DATA SUPPLIED:
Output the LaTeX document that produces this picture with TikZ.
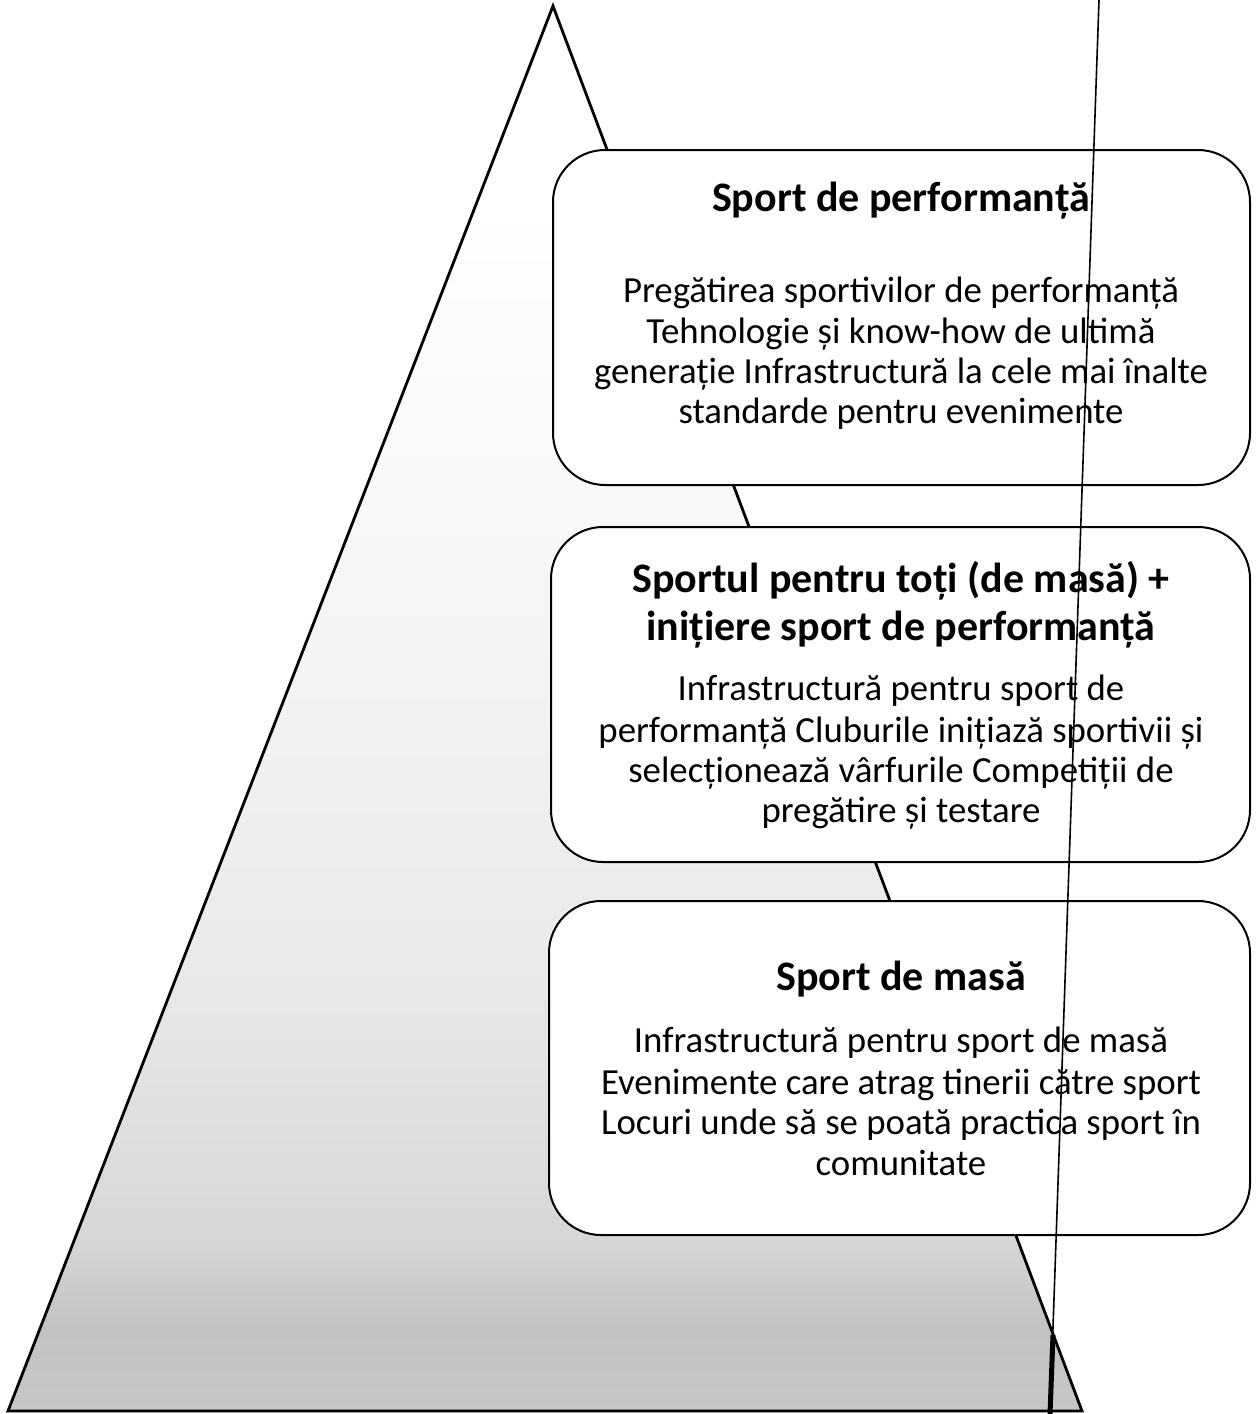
--
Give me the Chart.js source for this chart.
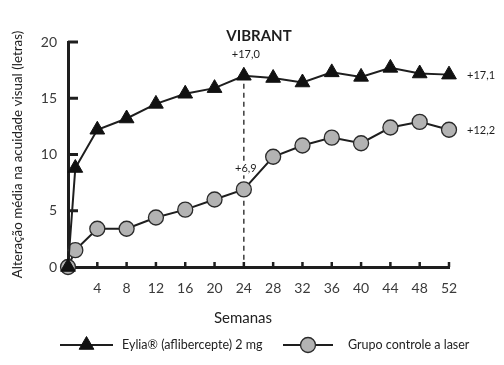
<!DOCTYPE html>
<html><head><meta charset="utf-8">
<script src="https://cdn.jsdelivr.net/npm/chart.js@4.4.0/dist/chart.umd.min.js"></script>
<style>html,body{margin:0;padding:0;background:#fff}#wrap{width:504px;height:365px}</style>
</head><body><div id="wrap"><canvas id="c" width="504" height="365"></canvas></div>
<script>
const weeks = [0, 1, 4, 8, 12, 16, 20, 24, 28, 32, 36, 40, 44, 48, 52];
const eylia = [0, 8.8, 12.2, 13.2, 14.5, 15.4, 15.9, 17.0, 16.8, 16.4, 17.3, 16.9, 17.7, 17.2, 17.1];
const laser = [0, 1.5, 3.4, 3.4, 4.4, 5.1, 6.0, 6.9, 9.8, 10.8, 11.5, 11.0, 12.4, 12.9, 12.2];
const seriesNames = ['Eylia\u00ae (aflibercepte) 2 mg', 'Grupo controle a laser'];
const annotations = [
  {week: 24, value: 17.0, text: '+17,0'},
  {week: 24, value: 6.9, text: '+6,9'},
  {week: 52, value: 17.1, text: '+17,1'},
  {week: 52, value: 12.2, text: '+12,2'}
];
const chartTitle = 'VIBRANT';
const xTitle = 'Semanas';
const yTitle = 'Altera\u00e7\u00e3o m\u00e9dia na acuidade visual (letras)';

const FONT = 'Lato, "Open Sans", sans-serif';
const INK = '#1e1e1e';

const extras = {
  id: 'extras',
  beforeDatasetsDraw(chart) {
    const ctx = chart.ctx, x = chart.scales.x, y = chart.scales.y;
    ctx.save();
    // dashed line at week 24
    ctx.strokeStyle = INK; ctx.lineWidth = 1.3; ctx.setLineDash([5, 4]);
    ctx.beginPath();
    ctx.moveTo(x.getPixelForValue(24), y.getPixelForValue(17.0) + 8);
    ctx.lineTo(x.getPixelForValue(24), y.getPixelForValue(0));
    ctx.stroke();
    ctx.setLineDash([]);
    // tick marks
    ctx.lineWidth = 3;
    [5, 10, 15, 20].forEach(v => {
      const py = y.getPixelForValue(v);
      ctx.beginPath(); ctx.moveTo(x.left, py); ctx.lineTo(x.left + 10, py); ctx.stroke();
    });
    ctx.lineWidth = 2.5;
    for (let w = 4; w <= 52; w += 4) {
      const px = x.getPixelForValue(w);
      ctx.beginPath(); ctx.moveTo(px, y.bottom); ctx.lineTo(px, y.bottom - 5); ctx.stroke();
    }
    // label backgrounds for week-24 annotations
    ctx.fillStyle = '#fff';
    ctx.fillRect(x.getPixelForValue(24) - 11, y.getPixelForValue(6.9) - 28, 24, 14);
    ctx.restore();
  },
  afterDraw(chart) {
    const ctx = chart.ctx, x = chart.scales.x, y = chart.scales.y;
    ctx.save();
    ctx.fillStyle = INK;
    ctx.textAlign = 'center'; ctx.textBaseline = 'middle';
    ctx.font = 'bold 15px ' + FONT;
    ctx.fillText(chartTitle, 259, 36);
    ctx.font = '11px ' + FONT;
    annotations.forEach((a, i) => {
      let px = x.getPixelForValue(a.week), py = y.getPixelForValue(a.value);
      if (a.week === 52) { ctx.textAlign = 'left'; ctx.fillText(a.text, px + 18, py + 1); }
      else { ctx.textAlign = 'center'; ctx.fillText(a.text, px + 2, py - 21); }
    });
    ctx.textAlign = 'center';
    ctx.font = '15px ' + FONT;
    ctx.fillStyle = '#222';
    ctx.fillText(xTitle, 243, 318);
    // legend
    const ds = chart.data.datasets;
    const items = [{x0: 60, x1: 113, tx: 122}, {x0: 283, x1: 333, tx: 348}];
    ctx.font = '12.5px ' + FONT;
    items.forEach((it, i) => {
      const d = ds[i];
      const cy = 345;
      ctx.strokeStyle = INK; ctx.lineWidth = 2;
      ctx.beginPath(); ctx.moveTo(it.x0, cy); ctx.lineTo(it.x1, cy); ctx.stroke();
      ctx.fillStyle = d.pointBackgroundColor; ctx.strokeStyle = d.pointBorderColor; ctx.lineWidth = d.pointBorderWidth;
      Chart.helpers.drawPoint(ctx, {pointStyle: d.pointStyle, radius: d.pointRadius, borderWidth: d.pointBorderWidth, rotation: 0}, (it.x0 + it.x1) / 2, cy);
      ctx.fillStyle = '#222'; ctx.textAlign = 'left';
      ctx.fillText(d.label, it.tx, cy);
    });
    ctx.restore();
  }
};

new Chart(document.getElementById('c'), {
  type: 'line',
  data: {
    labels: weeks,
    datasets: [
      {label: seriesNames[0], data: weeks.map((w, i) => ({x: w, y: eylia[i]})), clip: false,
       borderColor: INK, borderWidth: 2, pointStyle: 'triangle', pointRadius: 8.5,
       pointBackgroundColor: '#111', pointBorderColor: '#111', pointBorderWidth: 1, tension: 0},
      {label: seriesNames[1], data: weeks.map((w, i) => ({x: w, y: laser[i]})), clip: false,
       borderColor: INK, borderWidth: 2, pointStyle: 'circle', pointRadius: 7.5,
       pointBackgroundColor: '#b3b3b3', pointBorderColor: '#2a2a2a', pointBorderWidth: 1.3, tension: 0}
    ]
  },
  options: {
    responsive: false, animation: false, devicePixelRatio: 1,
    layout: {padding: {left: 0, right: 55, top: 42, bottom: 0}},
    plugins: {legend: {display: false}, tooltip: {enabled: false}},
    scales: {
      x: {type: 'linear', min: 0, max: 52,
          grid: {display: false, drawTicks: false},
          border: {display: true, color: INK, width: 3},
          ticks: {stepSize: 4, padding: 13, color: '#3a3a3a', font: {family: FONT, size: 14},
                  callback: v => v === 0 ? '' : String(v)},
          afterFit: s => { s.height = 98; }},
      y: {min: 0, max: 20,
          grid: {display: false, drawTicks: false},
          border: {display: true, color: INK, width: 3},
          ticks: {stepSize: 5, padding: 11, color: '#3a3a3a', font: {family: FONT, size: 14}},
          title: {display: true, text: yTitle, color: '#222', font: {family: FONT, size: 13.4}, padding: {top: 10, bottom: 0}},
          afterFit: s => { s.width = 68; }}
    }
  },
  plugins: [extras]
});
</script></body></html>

WORK REQUIRED: Repeat the lines above exactly, beginning with the one containing "Give me the Chart.js source for this chart." and finishing with the one containing "const INK = '#1e1e1e';". No pictures belong in the copy.

WORKED SOLUTION:
Give me the Chart.js source for this chart.
<!DOCTYPE html>
<html><head><meta charset="utf-8">
<script src="https://cdn.jsdelivr.net/npm/chart.js@4.4.0/dist/chart.umd.min.js"></script>
<style>html,body{margin:0;padding:0;background:#fff}#wrap{width:504px;height:365px}</style>
</head><body><div id="wrap"><canvas id="c" width="504" height="365"></canvas></div>
<script>
const weeks = [0, 1, 4, 8, 12, 16, 20, 24, 28, 32, 36, 40, 44, 48, 52];
const eylia = [0, 8.8, 12.2, 13.2, 14.5, 15.4, 15.9, 17.0, 16.8, 16.4, 17.3, 16.9, 17.7, 17.2, 17.1];
const laser = [0, 1.5, 3.4, 3.4, 4.4, 5.1, 6.0, 6.9, 9.8, 10.8, 11.5, 11.0, 12.4, 12.9, 12.2];
const seriesNames = ['Eylia\u00ae (aflibercepte) 2 mg', 'Grupo controle a laser'];
const annotations = [
  {week: 24, value: 17.0, text: '+17,0'},
  {week: 24, value: 6.9, text: '+6,9'},
  {week: 52, value: 17.1, text: '+17,1'},
  {week: 52, value: 12.2, text: '+12,2'}
];
const chartTitle = 'VIBRANT';
const xTitle = 'Semanas';
const yTitle = 'Altera\u00e7\u00e3o m\u00e9dia na acuidade visual (letras)';

const FONT = 'Lato, "Open Sans", sans-serif';
const INK = '#1e1e1e';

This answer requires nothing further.